Coming Out Post-Election

Donald Trump had been the president-elect for less than 24 hours when I found the courage to come out to my parents. It wasn’t a planned moment, in fact, I had intended to keep this hidden around them for as long as possible. But when hate won the election, my parent’s potential reaction felt all too small to rationalize keeping this secret. If I’d known the strength and sense of purpose it would eventually give me, I would have gone down that path a long time ago.

I had held tightly onto the time my mom told me in confidence that my older sister’s girlfriend “didn’t fit into her photo album.” And the fact that for the first 15 years of my life, my father believed gay couples should not have children.

Larger than changing the course of the photo album, I felt that once I told them, it was no longer mine. I didn’t want them to lump it in with my sister’s identity or their outdated, generalized, media-driven definition of a lesbian. Being queer in New York City felt altogether different than being queer in small town St. Helena, California, in the home where I was a child.

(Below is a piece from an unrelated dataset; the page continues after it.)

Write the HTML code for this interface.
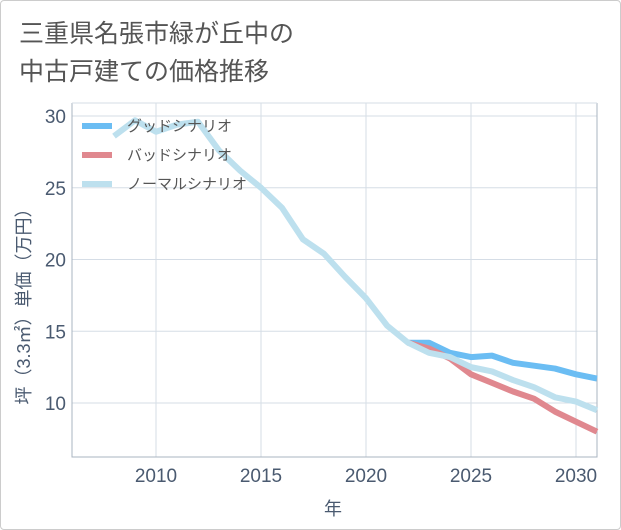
<!DOCTYPE html>
<html><head><meta charset="utf-8">
<style>
body{margin:0;background:#fff;}
#card{position:absolute;left:0;top:0;width:619px;height:528px;border:1px solid #ccc;border-radius:4px;background:#fff;}
.title{position:absolute;left:18px;font-family:"Liberation Sans","Noto Sans CJK JP",sans-serif;font-size:25px;color:#555;white-space:nowrap;}
svg text{font-family:"Liberation Sans","Noto Sans CJK JP",sans-serif;}
</style></head>
<body>
<div id="card">
<div class="title" style="top:13px">三重県名張市緑が丘中の</div>
<div class="title" style="top:51px">中古戸建ての価格推移</div>
</div>
<svg id="chart" width="621" height="530" style="position:absolute;left:0;top:0"></svg>
<script>
const years=[2008,2009,2010,2011,2012,2013,2014,2015,2016,2017,2018,2019,2020,2021,2022,2023,2024,2025,2026,2027,2028,2029,2030,2031];
const normalVals=[28.6,29.7,28.9,29.4,29.6,27.6,26.2,25.0,23.6,21.4,20.4,18.8,17.3,15.4,14.2,13.5,13.2,12.5,12.2,11.6,11.1,10.4,10.1,9.5];
const goodYears=[2022,2023,2024,2025,2026,2027,2028,2029,2030,2031];
const goodVals=[14.2,14.2,13.5,13.2,13.3,12.8,12.6,12.4,12.0,11.7];
const badVals=[14.2,13.8,13.1,12.0,11.4,10.8,10.3,9.4,8.7,8.0];
const xTicks=[2010,2015,2020,2025,2030];
const yTicks=[10,15,20,25,30];
const legendLabels=["グッドシナリオ","バッドシナリオ","ノーマルシナリオ"];
const colors=["#6bbdf3","#e0888f","#bde0ee"];

const svg=document.getElementById('chart');
const NS='http://www.w3.org/2000/svg';
const L=72,R=597,T=103,B=457;
const x=v=>L+(v-2006)*(R-L)/25;
const y=v=>403-(v-10)*(403-116)/20;
function mk(t,a){const e=document.createElementNS(NS,t);for(const k in a)e.setAttribute(k,a[k]);svg.appendChild(e);return e;}

xTicks.forEach(t=>{
  const g=mk('line',{x1:x(t),x2:x(t),y1:T,y2:B,stroke:'#d5dde6','stroke-width':1});
  
  
  const tx=mk('text',{x:x(t),y:482,'text-anchor':'middle','font-size':19,fill:'#4a5a70'});
  tx.textContent=t;
  
  
});
yTicks.forEach(t=>{
  const g=mk('line',{x1:L,x2:R,y1:y(t),y2:y(t),stroke:'#d5dde6','stroke-width':1});
  
  
  const tx=mk('text',{x:66,y:y(t)+7,'text-anchor':'end','font-size':19,fill:'#4a5a70'});
  tx.textContent=t;
  
  
});
const fr=mk('path',{d:`M${L},${T}V${B}H${R}V${T}`,fill:'none',stroke:'#aab4c0','stroke-width':1});


const tp=mk('line',{x1:L,x2:R,y1:T,y2:T,stroke:'#d5dde6','stroke-width':1});



function line(xs,vs,c,name){
  const p=mk('polyline',{points:xs.map((t,i)=>x(t)+','+y(vs[i])).join(' '),fill:'none',stroke:c,'stroke-width':6,'stroke-linejoin':'round'});
  
  
}
line(goodYears,goodVals,colors[0],'good-scenario-line');
line(goodYears,badVals,colors[1],'bad-scenario-line');
line(years,normalVals,colors[2],'normal-scenario-line');

legendLabels.forEach((lb,i)=>{
  const yy=126+i*29;
  const s=mk('line',{x1:82,x2:112,y1:yy,y2:yy,stroke:colors[i],'stroke-width':6});
  
  
  const t=mk('text',{x:127,y:yy+5,'font-size':15,fill:'#555'});
  t.textContent=lb;
  
  
});
const xt=mk('text',{x:333,y:515,'text-anchor':'middle','font-size':18,fill:'#4a5a70'});
xt.textContent='年';


const yt=mk('text',{x:0,y:0,'text-anchor':'middle','font-size':18,fill:'#4a5a70',transform:'translate(30,302) rotate(-90)'});
yt.textContent='坪（3.3㎡）単価（万円）';


</script>
</body></html>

Telling them would force me to confront my own insecurities about my queerness that I’d been suppressing for the better part of 10 years. Where I had expected a blossoming of discovery, I initially got a crippling insecurity and inward resentment for being so oblivious to who I was. I didn’t want to revisit that or see it in their eyes.

So, on Nov. 9, I surprised not only them, but myself when I quite impulsively made the call. My decision ultimately stemmed from our conversation that morning. I’d called them the moment I woke up, sick to my stomach from the election results and too much wine the night before. They’d tried to console me with false optimism and reassurance that our privilege—upper class and white—unfairly placed us in a position that would likely remain unaffected by a Trump administration. Speaking with my sister immediately afterwards, we decided that the moment had come—today was the day to tell them they’d birthed another queer.

The conversation began quite bluntly on my end with a “Mom, Dad, I’m gay. I date women,” and deep intake of breath on theirs. I will not place any judgement on their initial reaction, to do so would completely take away from the fact that their next sentiment was complete love. There were a few stutters and slip ups that found their way under my skin (my moms use of the word “choice” irks me to this day), but I never for a second doubted their acceptance and love. This is not to say those first conversations weren’t tense, my zen-like view comes with two months of perspective and therapy.

The first FaceTime ended with my mom telling me the whole thing made her feel “awkward,” and a promise to call the next day, which she failed to follow through on. Two days later I got a call from her that got us moving in the right direction, and has resulted in a near constant flow of queer news and information into her inbox. These issues are vast and they are tough to talk about, but silence is fuel to the hate mongering that Trump has begun to normalize.

My politics professor, Mayra Cotta Cadozo De Souza wrote to our class on Nov. 10: “It is the angry black, the nagging feminist, the hysteric queer, the loud Latino, the desperate Muslim who will shake up the system enough to bring out structural change.” And while structural change is a hard one to tackle, coming out to my parents after the election has ultimately been intensely liberating. The initial feelings of vulnerability and fear of the chaos and hate galvanized me into action–from closeted to hysteric queer in 24 hours.

Two months later, our conversations are rarely queer-centric, but they’re happening and that’s what matters. At the LGBTQ Solidarity Rally at the Stonewall in the West Village on Saturday, February 4th, the streets were packed in every direction. Speaker after speaker spoke on the importance of solidarity and intersectionality and chants erupted in the empty moments in between. Cynthia Nixon, addressed us as “her brothers, sisters and siblings who reject the gender binary” asserting that “our coming out has never been more more important than it is right now” continuing “we need to come out not just as queer, but as people who know all too well what it feels like to be put in a box that says other.”

Rarely can we feel a change happening within ourselves or even in the space between two people, but for the first time that I can remember, there isn’t fear of the secret getting out.